Consider Jake Arrieta the exception. Traditionally Chicago's workhorse, Arrieta has pitched a total of 12 innings in the last six weeks, as the Cubs have nursed him back from a strained right hamstring. Making just two abbreviated starts down the stretch in September, Arrieta did not pitch again until Chicago's fourth postseason game. He will return to the mound tonight in Game 4 of the NLCS presented by Camping World, in what could be his final start as a Cub.
"I think the leg issue is pretty much behind us," Arrieta said. "I don't see it as being a factor anymore from this point moving on."
The upshot from Arrieta's absence is that he is as rested as any pitcher can hope to be in mid-October. Ranking fourth in the Majors with 468 1/3 combined regular-season and playoff innings from 2015-16, Arrieta threw just 168 1/3 this summer, plus another four in the NL Division Series vs. the Nationals.

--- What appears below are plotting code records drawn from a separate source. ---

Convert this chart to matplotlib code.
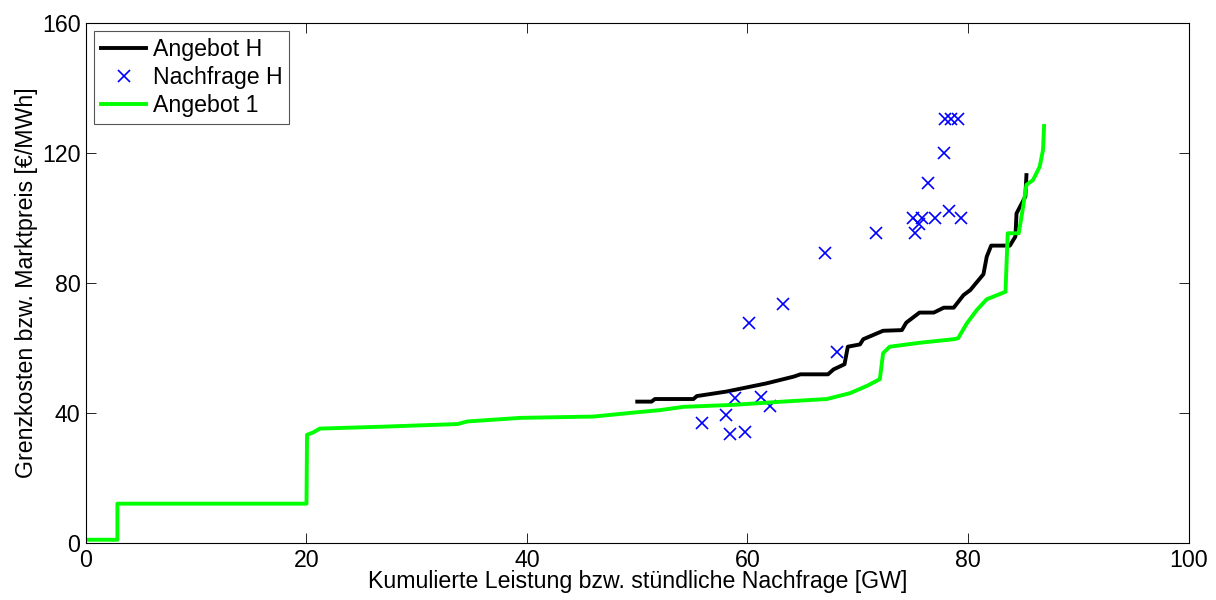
import numpy as np
import matplotlib.pyplot as plt

plt.rcParams['font.family'] = ['Liberation Sans', 'DejaVu Sans']

# Angebot 1 (green merit order)
a1_x = [0, 2.85, 2.85, 20.0, 20.05, 20.6, 21.2, 27.0, 33.7, 34.6, 39.4, 46.0, 49.6, 52.1, 54.2,
        58.7, 63.2, 67.2, 69.3, 70.8, 72.0, 72.3, 72.9, 75.6, 78.7, 79.1, 79.9, 80.8, 81.7,
        83.4, 83.6, 84.6, 85.0, 85.3, 85.9, 86.5, 86.8, 86.9]
a1_y = [1.0, 1.0, 12.1, 12.1, 33.3, 34.0, 35.2, 35.8, 36.6, 37.4, 38.5, 38.9, 40.1, 40.9, 41.9,
        42.5, 43.5, 44.3, 46.1, 48.3, 50.4, 58.4, 60.4, 61.6, 62.7, 63.0, 67.6, 71.7, 75.0,
        77.3, 95.3, 95.3, 103.5, 110.2, 111.7, 115.8, 120.9, 128.3]

# Angebot H (black)
ah_x = [50.0, 51.3, 51.6, 55.1, 55.4, 58.1, 61.7, 64.2, 64.8, 67.3, 67.8, 68.8, 69.1, 70.2,
        70.5, 72.3, 74.0, 74.4, 75.6, 76.9, 77.8, 78.7, 79.6, 80.2, 81.4, 81.7, 82.1, 83.8,
        84.3, 84.4, 85.2, 85.3]
ah_y = [43.5, 43.5, 44.3, 44.3, 45.2, 46.6, 49.1, 51.2, 51.9, 51.9, 53.4, 55.0, 60.4, 61.1,
        62.7, 65.3, 65.5, 67.8, 70.9, 70.9, 72.4, 72.4, 76.3, 77.8, 82.7, 88.1, 91.5, 91.5,
        94.3, 101.4, 106.6, 113.2]

# Nachfrage H (hourly demand / price)
nf_x = [67.0, 71.7, 75.2, 75.0, 75.8, 75.6, 77.0, 78.25, 79.4, 76.4, 77.85, 77.9, 78.5, 79.1,
        63.2, 60.1, 68.1, 58.9, 61.2, 62.0, 58.05, 55.9, 58.4, 59.8]
nf_y = [89.1, 95.3, 95.3, 100.1, 100.1, 98.2, 100.1, 102.2, 100.1, 110.9, 119.9, 130.5, 130.5, 130.5,
        73.4, 67.6, 58.7, 44.5, 45.0, 42.2, 39.3, 37.0, 33.4, 34.0]

fs = 16.7

fig = plt.figure(figsize=(12.16, 6.0), dpi=100)
ax = fig.add_axes([0.0707, 0.095, 0.9067, 0.8667])

ax.plot(ah_x, ah_y, color='black', lw=2.8, label='Angebot H')
ax.plot(nf_x, nf_y, 'x', color='#0000ff', ms=9, mew=1.2, label='Nachfrage H')
ax.plot(a1_x, a1_y, color='#00ff00', lw=2.8, label='Angebot 1')

ax.set_xlim(0, 100)
ax.set_ylim(0, 160)
ax.set_xticks([0, 20, 40, 60, 80, 100])
ax.set_yticks([0, 40, 80, 120, 160])
ax.tick_params(direction='in', length=7, width=0.6, top=True, right=True, labelsize=fs, pad=4)
for s in ax.spines.values():
    s.set_linewidth(0.8)

ax.set_xlabel('Kumulierte Leistung bzw. stündliche Nachfrage [GW]', fontsize=fs, labelpad=-1)
ax.set_ylabel('Grenzkosten bzw. Marktpreis [€/MWh]', fontsize=fs, labelpad=3)

leg = ax.legend(loc='upper left', fontsize=fs, fancybox=False, framealpha=1,
                edgecolor='#555555', handlelength=1.95, borderaxespad=0.35,
                labelspacing=0.22, handletextpad=0.28, borderpad=0.3)
leg.get_frame().set_linewidth(0.8)

fig.savefig('out.png', dpi=100)
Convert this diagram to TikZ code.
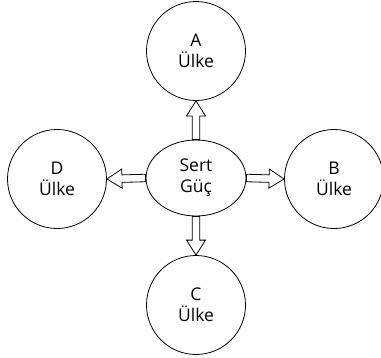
\documentclass[tikz,border=0pt]{standalone}
\usepackage{fontspec}
\setmainfont{Open Sans}
\usetikzlibrary{calc,shapes.geometric}

\begin{document}
\begin{tikzpicture}[x=1pt,y=-1pt,line width=0.8pt,
font=\fontsize{17.5}{21}\selectfont]
\tikzstyle{country}=[circle,draw,minimum size=99pt,inner sep=0pt,align=center]
\tikzstyle{power}=[ellipse,draw,minimum width=100pt,minimum height=76pt,inner sep=0pt,align=center]
\tikzstyle{blockarrow}=[to path={let \p1=(\tikztostart), \p2=(\tikztotarget),
  \n1={atan2(\y2-\y1,\x2-\x1)} in
  ($(\p1)+(\n1+90:3.75pt)$) -- ($(\p2)+(\n1+180:15pt)+(\n1+90:3.75pt)$)
  -- ($(\p2)+(\n1+180:15pt)+(\n1+90:9.5pt)$) -- (\p2)
  -- ($(\p2)+(\n1+180:15pt)+(\n1-90:9.5pt)$)
  -- ($(\p2)+(\n1+180:15pt)+(\n1-90:3.75pt)$)
  -- ($(\p1)+(\n1-90:3.75pt)$) -- cycle \tikztonodes}]
\useasboundingbox (0,0) rectangle (381,357);

\node[power]   (E) at (196,178) {Sert\\Güç};
\node[country] (A) at (196,51)  {A\\Ülke};
\node[country] (B) at (334,179) {B\\Ülke};
\node[country] (C) at (196,305) {C\\Ülke};
\node[country] (D) at (57,179)  {D\\Ülke};

\path (E.north) edge[blockarrow] (A.south)
(E.east)  edge[blockarrow] (B.west)
(E.south) edge[blockarrow] (C.north)
(E.west)  edge[blockarrow] (D.east);
\end{tikzpicture}
\end{document}
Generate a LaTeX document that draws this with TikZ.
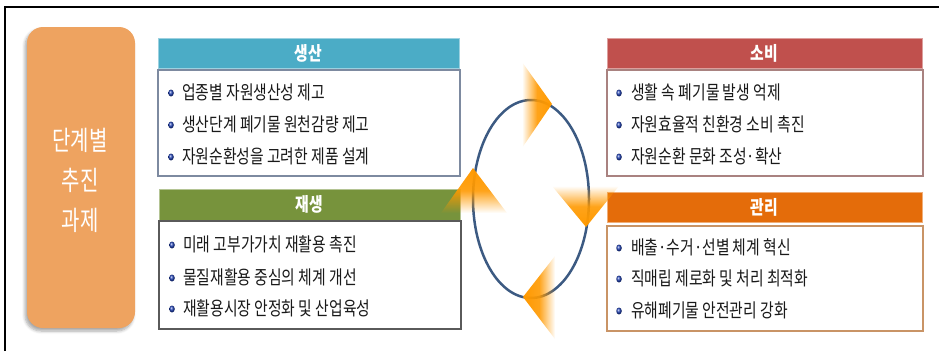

For a team that manager Joe Maddon said is "most effective when we get our starters more deeply into the game," Arrieta has the potential to do just that.
"Not being out there for a couple weeks was a little shaky, but I got some good sessions on the side in between then and now," Arrieta said. "I feel pretty good where I'm at now."
In his two most recent matchups against the Dodgers, Arrieta has struggled, allowing eight runs over 11 total innings -- including four in five innings in Game 3 of last year's NLCS. But Los Angeles' current core of hitters has not made much solid contact against him, including Chris Taylor and Cody Bellinger, who went hitless in their matchups with Arrieta this season.
Arrieta's Game 4 counterpart, Alex Wood, is also well-rested, not having pitched at all this postseason. But unlike the Dodgers, who have featured a near-perfect bullpen throughout October, the Cubs have more incentive to use Arrieta's recent rest to their advantage. He is more likely than Wood to pitch into the middle innings.
"It comes down to who wants it more and who executes when they need to execute," Wood said.
More than anything, Arrieta wants to ensure that Game 4 will not be his last start as a Cub. A free agent after this season, Arrieta certainly may go elsewhere; already, agent Scott Boras is talking openly about a nine-figure deal for his client.
Even if the Cubs may disagree with Boras' price tag, they understand his reasoning. Few players have meant more to Chicago's recent run of success than Arrieta. Few hold as much power to keep it marching toward another World Series berth.
"I'm still going to kind of take everything in as well as I can," Arrieta said, "and prepare to the best of my ability and be ready to face these guys in Game 4."